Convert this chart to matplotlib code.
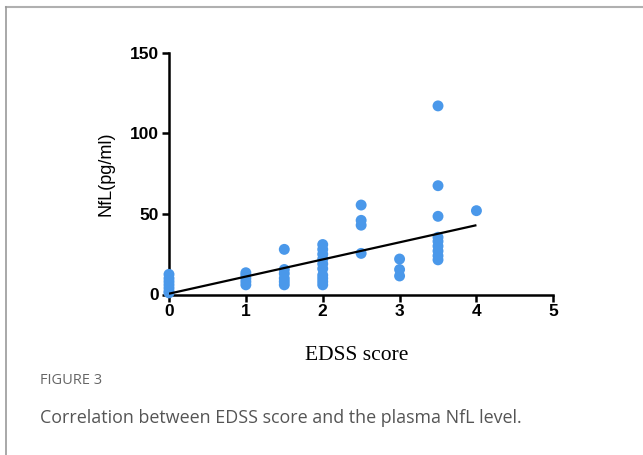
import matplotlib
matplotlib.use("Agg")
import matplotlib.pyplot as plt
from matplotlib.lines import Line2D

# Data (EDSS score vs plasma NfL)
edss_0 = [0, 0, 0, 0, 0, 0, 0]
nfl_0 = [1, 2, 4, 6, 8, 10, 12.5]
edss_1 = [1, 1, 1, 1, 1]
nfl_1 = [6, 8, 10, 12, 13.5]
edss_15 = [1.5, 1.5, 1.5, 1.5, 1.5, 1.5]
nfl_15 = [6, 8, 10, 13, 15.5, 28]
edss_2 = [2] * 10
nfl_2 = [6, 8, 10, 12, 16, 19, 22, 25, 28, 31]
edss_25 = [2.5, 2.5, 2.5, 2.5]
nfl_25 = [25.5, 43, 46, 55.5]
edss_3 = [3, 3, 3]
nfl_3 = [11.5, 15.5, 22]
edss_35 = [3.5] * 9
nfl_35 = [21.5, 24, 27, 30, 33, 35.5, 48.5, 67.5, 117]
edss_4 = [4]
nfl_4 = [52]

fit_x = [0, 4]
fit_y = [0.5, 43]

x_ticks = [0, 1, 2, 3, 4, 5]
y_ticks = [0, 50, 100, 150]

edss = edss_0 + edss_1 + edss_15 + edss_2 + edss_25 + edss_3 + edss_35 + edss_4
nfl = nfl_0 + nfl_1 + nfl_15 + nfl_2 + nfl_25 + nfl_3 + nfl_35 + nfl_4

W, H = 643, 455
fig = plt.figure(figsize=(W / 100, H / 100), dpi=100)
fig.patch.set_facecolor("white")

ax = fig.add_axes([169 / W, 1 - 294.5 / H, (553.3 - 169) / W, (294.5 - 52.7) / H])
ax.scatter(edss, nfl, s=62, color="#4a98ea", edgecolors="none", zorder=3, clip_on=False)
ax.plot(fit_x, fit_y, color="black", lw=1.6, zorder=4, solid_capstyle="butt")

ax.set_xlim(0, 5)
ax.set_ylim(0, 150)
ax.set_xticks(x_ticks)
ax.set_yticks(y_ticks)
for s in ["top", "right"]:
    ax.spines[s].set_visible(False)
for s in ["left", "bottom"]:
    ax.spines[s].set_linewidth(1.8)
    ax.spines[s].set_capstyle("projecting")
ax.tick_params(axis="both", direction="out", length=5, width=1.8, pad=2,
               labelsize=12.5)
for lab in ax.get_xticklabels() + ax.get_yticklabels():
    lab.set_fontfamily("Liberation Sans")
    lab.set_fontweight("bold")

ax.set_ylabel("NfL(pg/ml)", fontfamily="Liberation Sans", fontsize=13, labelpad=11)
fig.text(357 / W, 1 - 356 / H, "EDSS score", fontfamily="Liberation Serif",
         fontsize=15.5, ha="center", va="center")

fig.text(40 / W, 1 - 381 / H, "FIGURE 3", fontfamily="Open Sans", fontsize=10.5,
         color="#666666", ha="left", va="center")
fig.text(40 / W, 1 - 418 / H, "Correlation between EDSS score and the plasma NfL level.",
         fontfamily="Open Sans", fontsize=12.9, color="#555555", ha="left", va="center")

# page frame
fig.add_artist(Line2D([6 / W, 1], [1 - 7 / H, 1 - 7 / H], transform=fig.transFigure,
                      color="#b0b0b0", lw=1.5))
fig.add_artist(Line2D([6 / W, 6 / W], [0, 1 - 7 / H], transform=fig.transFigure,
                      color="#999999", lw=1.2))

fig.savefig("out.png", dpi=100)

- _WHAT YOU HAVE TO DO_
Every line holding "matplotlib" should be copied out.

- _OUTPUT FOR THIS EXERCISE_
Convert this chart to matplotlib code.
import matplotlib
matplotlib.use("Agg")
import matplotlib.pyplot as plt
from matplotlib.lines import Line2D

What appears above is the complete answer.